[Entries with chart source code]
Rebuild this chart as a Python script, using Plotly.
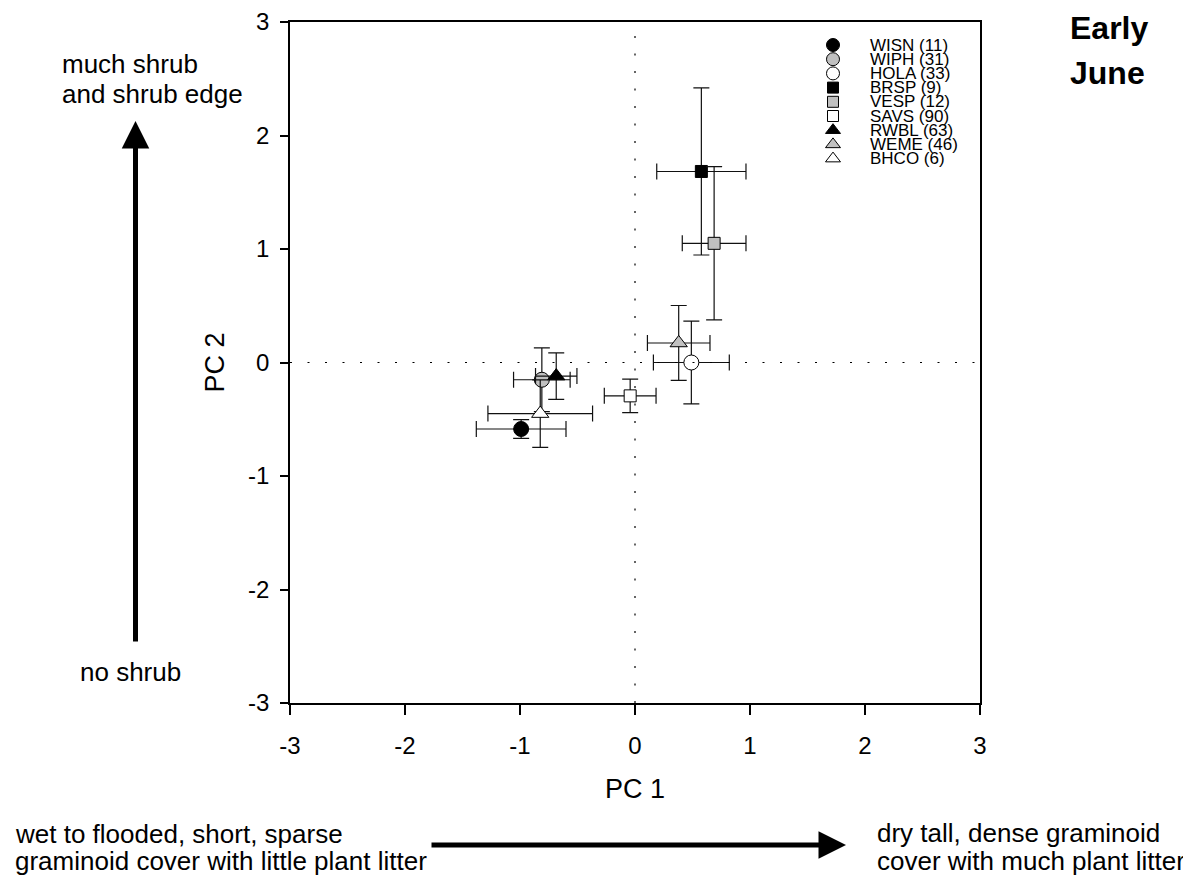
import plotly.graph_objects as go

# ---------------- data ----------------
species = ["WISN (11)", "WIPH (31)", "HOLA (33)", "BRSP (9)", "VESP (12)",
           "SAVS (90)", "RWBL (63)", "WEME (46)", "BHCO (6)"]
pc1 = [-0.99, -0.81, 0.49, 0.577, 0.688, -0.042, -0.685, 0.38, -0.824]
pc1_err = [0.39, 0.246, 0.33, 0.388, 0.277, 0.225, 0.18, 0.272, 0.455]
pc2 = [-0.586, -0.152, 0.0, 1.683, 1.05, -0.294, -0.12, 0.172, -0.45]
pc2_err = [0.083, 0.28, 0.365, 0.736, 0.675, 0.148, 0.205, 0.33, 0.297]

tick_vals = [-3, -2, -1, 0, 1, 2, 3]
tick_text = ["-3", "-2", "-1", "0", "1", "2", "3"]

# ---------------- styles ----------------
symbols = ["circle", "circle", "circle", "square", "square", "square",
           "triangle-up", "triangle-up", "triangle-up"]
fills = ["black", "#c0c0c0", "white"] * 3
msize = {"circle": 15, "square": 12, "triangle-up": 15}
leg_msize = {"circle": 13, "square": 11, "triangle-up": 13}

FONT = "Arial, 'Liberation Sans', sans-serif"
W, H = 1191, 878
OFF = 8                              # page body margin
PL, PT, PR, PB = 290, 22, 980, 703   # plot area as seen on the page


def px_x(p):
    return (p - PL) / (PR - PL)


def px_y(p):
    return (PB - p) / (PB - PT)


fig = go.Figure()

for i, name in enumerate(species):
    fig.add_trace(go.Scatter(
        x=[pc1[i]], y=[pc2[i]], name=name, mode="markers",
        marker=dict(symbol=symbols[i], size=msize[symbols[i]], color=fills[i],
                    line=dict(color="black", width=1)),
        error_x=dict(type="data", array=[pc1_err[i]], color="#111",
                     thickness=1.2, width=8),
        error_y=dict(type="data", array=[pc2_err[i]], color="#111",
                     thickness=1.2, width=8),
        showlegend=False,
    ))

# ---------------- legend (drawn in pixel-unit overlay axes) ----------------
LEG_MX, LEG_TX, LEG_Y0, LEG_DY = 833 - PL, 868 - PL, 45 - PT, 14.2
for i, name in enumerate(species):
    fig.add_trace(go.Scatter(
        x=[LEG_MX], y=[LEG_Y0 + i * LEG_DY], xaxis="x2", yaxis="y2",
        mode="markers", showlegend=False, hoverinfo="skip",
        marker=dict(symbol=symbols[i], size=leg_msize[symbols[i]], color=fills[i],
                    line=dict(color="black", width=1)),
    ))
annotations = []
for i, name in enumerate(species):
    annotations.append(dict(
        x=LEG_TX, y=LEG_Y0 + i * LEG_DY, xref="x2", yref="y2",
        text=name, showarrow=False, xanchor="left", yanchor="middle",
        font=dict(size=17, color="black", family=FONT)))

# ---------------- zero lines ----------------
shapes = [
    dict(type="line", xref="x", yref="paper", x0=0, x1=0, y0=0, y1=1,
         line=dict(color="black", width=1.2, dash="2px,15.5px")),
    dict(type="line", xref="paper", yref="y", x0=0, x1=1, y0=0, y1=0,
         line=dict(color="black", width=1.2, dash="2px,15.5px")),
]


def txt(text, x, y, size=26, bold=False, xanchor="left"):
    return dict(x=px_x(x), y=px_y(y), xref="paper", yref="paper", text=text,
                showarrow=False, xanchor=xanchor, yanchor="middle",
                font=dict(size=size, color="black", family=FONT,
                          weight="bold" if bold else "normal"))


annotations += [
    txt("much shrub", 60, 64),
    txt("and shrub edge", 60, 94),
    txt("no shrub", 130, 672, xanchor="center"),
    txt("Early", 1068, 28, size=32, bold=True),
    txt("June", 1068, 73, size=32, bold=True),
    txt("wet to flooded, short, sparse", 13, 834),
    txt("graminoid cover with little plant litter", 13, 861),
    txt("dry tall, dense graminoid", 875, 833),
    txt("cover with much plant litter", 875, 861),
    # arrows
    dict(x=px_x(135.5), y=px_y(121), xref="paper", yref="paper",
         axref="pixel", ayref="pixel", ax=0, ay=522, text="", showarrow=True,
         arrowhead=2, arrowwidth=5, arrowsize=1.1, arrowcolor="black", standoff=0),
    dict(x=px_x(846), y=px_y(845), xref="paper", yref="paper",
         axref="pixel", ayref="pixel", ax=-416, ay=0, text="", showarrow=True,
         arrowhead=2, arrowwidth=5, arrowsize=1.1, arrowcolor="black", standoff=0),
]

axis_common = dict(
    range=[-3, 3], tickvals=tick_vals, ticktext=tick_text,
    showgrid=False, zeroline=False, showline=True, linecolor="black",
    linewidth=1.5, mirror=True, ticks="outside", tickcolor="black",
    tickwidth=1.5, tickfont=dict(size=24, color="black", family=FONT),
    automargin=False,
)

fig.update_layout(
    width=W, height=H,
    margin=dict(l=PL - OFF, r=W - (PR - OFF), t=PT - OFF, b=H - (PB - OFF)),
    paper_bgcolor="white", plot_bgcolor="white",
    font=dict(family=FONT, color="black"),
    xaxis=dict(**axis_common, ticklen=10, ticklabelstandoff=10,
               title=dict(text="PC 1", font=dict(size=27, color="black", family=FONT),
                          standoff=22)),
    yaxis=dict(**axis_common, ticklen=8, ticklabelstandoff=6,
               title=dict(text="PC 2", font=dict(size=27, color="black", family=FONT),
                          standoff=16)),
    xaxis2=dict(domain=[0, 1], anchor="y2", overlaying="x", range=[0, PR - PL],
                visible=False, fixedrange=True),
    yaxis2=dict(anchor="x2", overlaying="y", range=[PB - PT, 0],
                visible=False, fixedrange=True),
    shapes=shapes,
    annotations=annotations,
    showlegend=False,
)

fig.write_html("out.html")
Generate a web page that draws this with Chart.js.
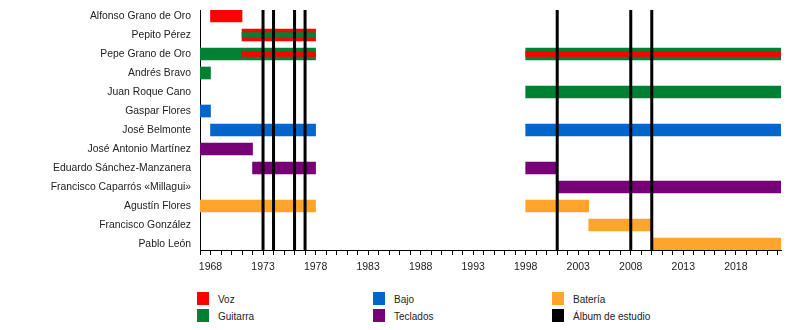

◆ **DIRECTION**: Images in the data above are to be skipped. Retype all other material exactly.

◆ **RIGHT ANSWER**:
Rebuild this chart as a Python script, using Plotly.
import plotly.graph_objects as go

# ---------------- data ----------------
species = ["WISN (11)", "WIPH (31)", "HOLA (33)", "BRSP (9)", "VESP (12)",
           "SAVS (90)", "RWBL (63)", "WEME (46)", "BHCO (6)"]
pc1 = [-0.99, -0.81, 0.49, 0.577, 0.688, -0.042, -0.685, 0.38, -0.824]
pc1_err = [0.39, 0.246, 0.33, 0.388, 0.277, 0.225, 0.18, 0.272, 0.455]
pc2 = [-0.586, -0.152, 0.0, 1.683, 1.05, -0.294, -0.12, 0.172, -0.45]
pc2_err = [0.083, 0.28, 0.365, 0.736, 0.675, 0.148, 0.205, 0.33, 0.297]

tick_vals = [-3, -2, -1, 0, 1, 2, 3]
tick_text = ["-3", "-2", "-1", "0", "1", "2", "3"]

# ---------------- styles ----------------
symbols = ["circle", "circle", "circle", "square", "square", "square",
           "triangle-up", "triangle-up", "triangle-up"]
fills = ["black", "#c0c0c0", "white"] * 3
msize = {"circle": 15, "square": 12, "triangle-up": 15}
leg_msize = {"circle": 13, "square": 11, "triangle-up": 13}

FONT = "Arial, 'Liberation Sans', sans-serif"
W, H = 1191, 878
OFF = 8                              # page body margin
PL, PT, PR, PB = 290, 22, 980, 703   # plot area as seen on the page


def px_x(p):
    return (p - PL) / (PR - PL)


def px_y(p):
    return (PB - p) / (PB - PT)


fig = go.Figure()

for i, name in enumerate(species):
    fig.add_trace(go.Scatter(
        x=[pc1[i]], y=[pc2[i]], name=name, mode="markers",
        marker=dict(symbol=symbols[i], size=msize[symbols[i]], color=fills[i],
                    line=dict(color="black", width=1)),
        error_x=dict(type="data", array=[pc1_err[i]], color="#111",
                     thickness=1.2, width=8),
        error_y=dict(type="data", array=[pc2_err[i]], color="#111",
                     thickness=1.2, width=8),
        showlegend=False,
    ))

# ---------------- legend (drawn in pixel-unit overlay axes) ----------------
LEG_MX, LEG_TX, LEG_Y0, LEG_DY = 833 - PL, 868 - PL, 45 - PT, 14.2
for i, name in enumerate(species):
    fig.add_trace(go.Scatter(
        x=[LEG_MX], y=[LEG_Y0 + i * LEG_DY], xaxis="x2", yaxis="y2",
        mode="markers", showlegend=False, hoverinfo="skip",
        marker=dict(symbol=symbols[i], size=leg_msize[symbols[i]], color=fills[i],
                    line=dict(color="black", width=1)),
    ))
annotations = []
for i, name in enumerate(species):
    annotations.append(dict(
        x=LEG_TX, y=LEG_Y0 + i * LEG_DY, xref="x2", yref="y2",
        text=name, showarrow=False, xanchor="left", yanchor="middle",
        font=dict(size=17, color="black", family=FONT)))

# ---------------- zero lines ----------------
shapes = [
    dict(type="line", xref="x", yref="paper", x0=0, x1=0, y0=0, y1=1,
         line=dict(color="black", width=1.2, dash="2px,15.5px")),
    dict(type="line", xref="paper", yref="y", x0=0, x1=1, y0=0, y1=0,
         line=dict(color="black", width=1.2, dash="2px,15.5px")),
]


def txt(text, x, y, size=26, bold=False, xanchor="left"):
    return dict(x=px_x(x), y=px_y(y), xref="paper", yref="paper", text=text,
                showarrow=False, xanchor=xanchor, yanchor="middle",
                font=dict(size=size, color="black", family=FONT,
                          weight="bold" if bold else "normal"))


annotations += [
    txt("much shrub", 60, 64),
    txt("and shrub edge", 60, 94),
    txt("no shrub", 130, 672, xanchor="center"),
    txt("Early", 1068, 28, size=32, bold=True),
    txt("June", 1068, 73, size=32, bold=True),
    txt("wet to flooded, short, sparse", 13, 834),
    txt("graminoid cover with little plant litter", 13, 861),
    txt("dry tall, dense graminoid", 875, 833),
    txt("cover with much plant litter", 875, 861),
    # arrows
    dict(x=px_x(135.5), y=px_y(121), xref="paper", yref="paper",
         axref="pixel", ayref="pixel", ax=0, ay=522, text="", showarrow=True,
         arrowhead=2, arrowwidth=5, arrowsize=1.1, arrowcolor="black", standoff=0),
    dict(x=px_x(846), y=px_y(845), xref="paper", yref="paper",
         axref="pixel", ayref="pixel", ax=-416, ay=0, text="", showarrow=True,
         arrowhead=2, arrowwidth=5, arrowsize=1.1, arrowcolor="black", standoff=0),
]

axis_common = dict(
    range=[-3, 3], tickvals=tick_vals, ticktext=tick_text,
    showgrid=False, zeroline=False, showline=True, linecolor="black",
    linewidth=1.5, mirror=True, ticks="outside", tickcolor="black",
    tickwidth=1.5, tickfont=dict(size=24, color="black", family=FONT),
    automargin=False,
)

fig.update_layout(
    width=W, height=H,
    margin=dict(l=PL - OFF, r=W - (PR - OFF), t=PT - OFF, b=H - (PB - OFF)),
    paper_bgcolor="white", plot_bgcolor="white",
    font=dict(family=FONT, color="black"),
    xaxis=dict(**axis_common, ticklen=10, ticklabelstandoff=10,
               title=dict(text="PC 1", font=dict(size=27, color="black", family=FONT),
                          standoff=22)),
    yaxis=dict(**axis_common, ticklen=8, ticklabelstandoff=6,
               title=dict(text="PC 2", font=dict(size=27, color="black", family=FONT),
                          standoff=16)),
    xaxis2=dict(domain=[0, 1], anchor="y2", overlaying="x", range=[0, PR - PL],
                visible=False, fixedrange=True),
    yaxis2=dict(anchor="x2", overlaying="y", range=[PB - PT, 0],
                visible=False, fixedrange=True),
    shapes=shapes,
    annotations=annotations,
    showlegend=False,
)

fig.write_html("out.html")
Generate a web page that draws this with Chart.js.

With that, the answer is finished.